I believe in the concept of a natural monopoly for most utilities though -
Building outside plant is horrendously expensive - it to me makes as much
sense to have multiple cable providers as it does multiple sets of
power/telephone/water/sewer infrastructure.

I'd even like to see a fewer wireless carriers (consider that each for carrier
are spending billions of dollars to roll out what amount to essentially
identical network infrastructure often even from the same vendors - how on
earth does that even begin to make sense? We - the rate payer ends up paying
for it in the end thru higher rates - economy of scale is a thing, and it
works.

Having been in the industry for about 2 years now, looking at the spectrum, I
believe that we have enough for two, possibly three really competitive
national wireless carriers - as in a complete nation wide footprint.

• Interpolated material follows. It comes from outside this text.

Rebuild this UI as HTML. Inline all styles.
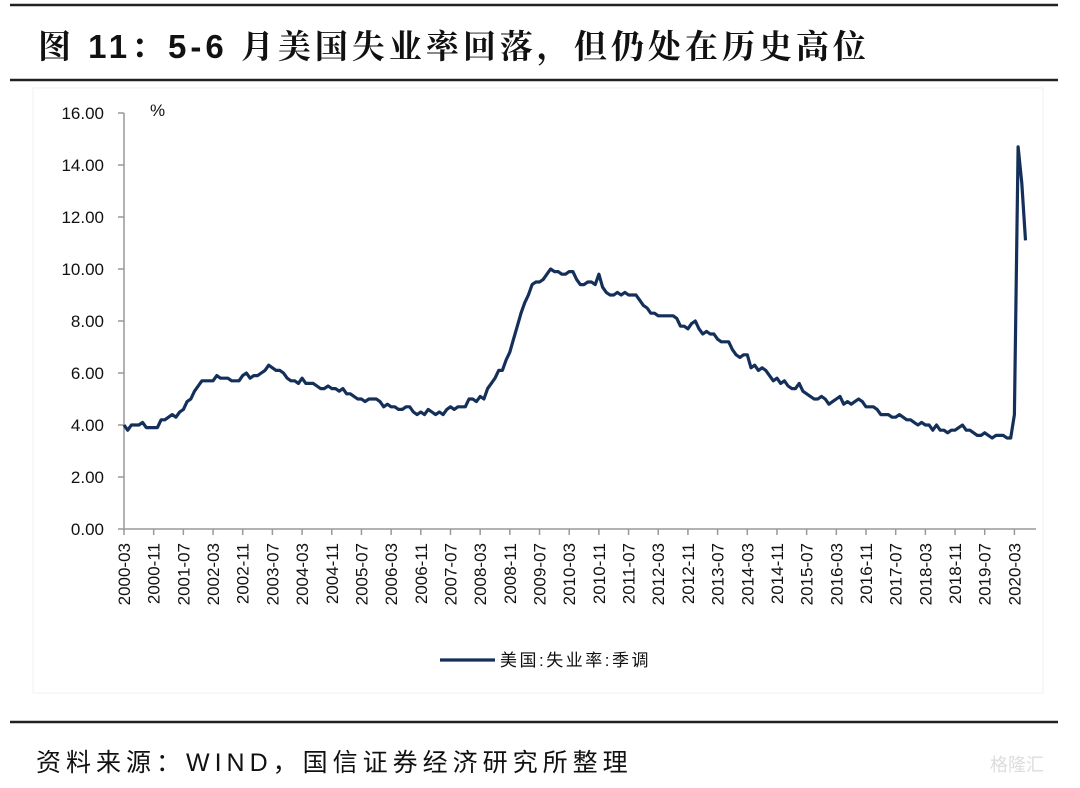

That
means 20x20 LTE even in rural areas, plus whatever 2g (CDMA 1x or GSM) tech
you need for circuit switch voice, and whatever legacy 3g you need too (EDGE
and HSDPA or EV-DO), with the eventual goal of multiple 20x20 or 40x40
carriers once we can replace all the legacy stuff - but consider the current
for a moment, that Sprint in Seattle on 1900 mhz only has 20 mhz duplex, and
nothing on 800 at all - this is excluding the acres on 2.5, because of the
obvious limitations of use with atmospheric issues.

That said - the only way natural monopolies do not become abusive natural
monopolies is thru intense and careful regulation - mostly by setting a fixed
rate of return for the infrastructure, and then building rates from that.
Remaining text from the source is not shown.